Thanks to the on-going generosity and
encouragement of Allison Gingras and Elizabeth Riordan, a talented group
of Catholic bloggers take the time each week to re-post their favorite articles
on It’s "Worth Revisiting” Wednesdays.
Do yourself a favor- go there now (and every
Wednesday) and let these authors bless and challenge you in your Faith journey.
During the rest of each
week, visit Allison at Reconciled To You and
Elizabeth at Theology Is A Verb.
You will enjoy your time there.
Here is what I am sharing this week:
Are You A Scoundrel?
(Originally published on November 24, 2014)
(Image Source) |
I have been working my way through a second reading of Finding God’s Will For You by
St. Francis de Sales. His explanations of fundamental Truths always
challenge his readers to reassess their relationship with the God they
claim to love and serve. This gifted spiritual adviser always provides
much fruit for contemplation.
God
has a plan for each of us – one that will lead to eternal happiness. He
provides us with the graces sufficient to discover, accept and live out
that plan. At the same time, He gave us free will and allows us to
reject the path He sets before us.
Many
in our contemporary world (even among some clergy and members of our
Church) ridicule and reject that which He calls us to believe and live.
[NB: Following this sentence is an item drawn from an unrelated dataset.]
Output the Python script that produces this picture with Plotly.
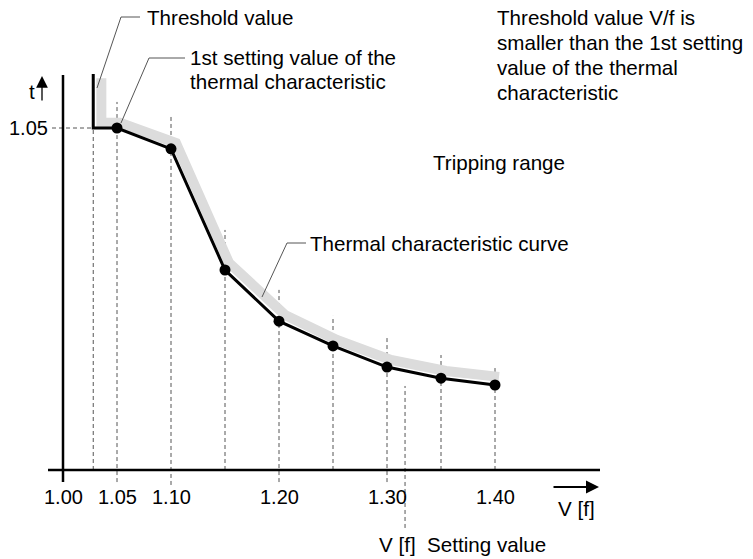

“Dogma” and “Doctrine” have become dirty words and those who dare
treasure and teach God’s Truths are often ridiculed and attacked for
doing so.
Think
I am exaggerating? Let me share one personal example. On a recent trip,
the homilist at the Mass I attended advised those sitting in the pews
before him “to beware of those who want to share doctrine. They are
scoundrels!” Sadly, a majority of those in attendance nodded their heads
in apparent agreement!
It is quite evident from the following excerpt from Finding God’s Will For You that St. Francis de Sales would not agree with that homilist and (I pray God) that no one who reads this post would either.
“Christian
doctrine clearly proposes to us the truths God wills us to believe, the
goods He wills us to hope for, the punishments He wills us to fear, the
things He wills us to love, the commandments He wills us to fulfill,
and the counsels He desires us to follow. All this is called the
signified will of God, because He has signified and made manifest His
will and intention that all these things should be believed, hoped for,
feared, loved, and practiced.
Because
this signified will of God proceeds by way of desire and not by way of
absolute will, we can either follow it by obedience or resist it by
disobedience. In this regard God makes three acts of will: He wills that
we should be able to resist; He desires that we should not resist, and
yet He allows us to resist if we so will. That we can resist depends on
our natural state and liberty; that we do resist depends on our own
malice; and that we do not resist is according to the desire of Divine
goodness. Therefore, when we resist, God contributes nothing to our
disobedience but leaves our will "in the hands of its own" free will and
permits it to choose evil; when we obey, God contributes His
assistance, His inspiration, and His grace…In His desire that we should
follow His signified will, God solicits, exhorts, incites, inspires,
assists and rescues us, whereas in permitting us to resist, He simply
lets us do what we, wish to do according to our free choice, but
contrary to His desire and intention.
…By
that [God’s signified] will, God desires with true desire that we do
what He makes known; and to this end He furnishes us with all things
needed, and exhorts and urges us to use them. For a favor of this kind,
we can desire nothing more. Just as the rays of the sun do not cease to
be true rays when shut out and thrust back by some obstacle, so God’s
signified will does not cease to be God’s true will when we resist it,
even though it does not produce as many effects as it would if we had
cooperated with it.
Therefore
the conformity of our heart with God’s signified will consists in the
fact that we will all that God’s goodness signifies to us as His
intention, so that we believe according to His teaching, hope according
to His promises, fear according to His warnings, and love and live
according to His ordinances and admonitions.”
Listen to no one who asserts that he who conforms his will to that of God is a scoundrel!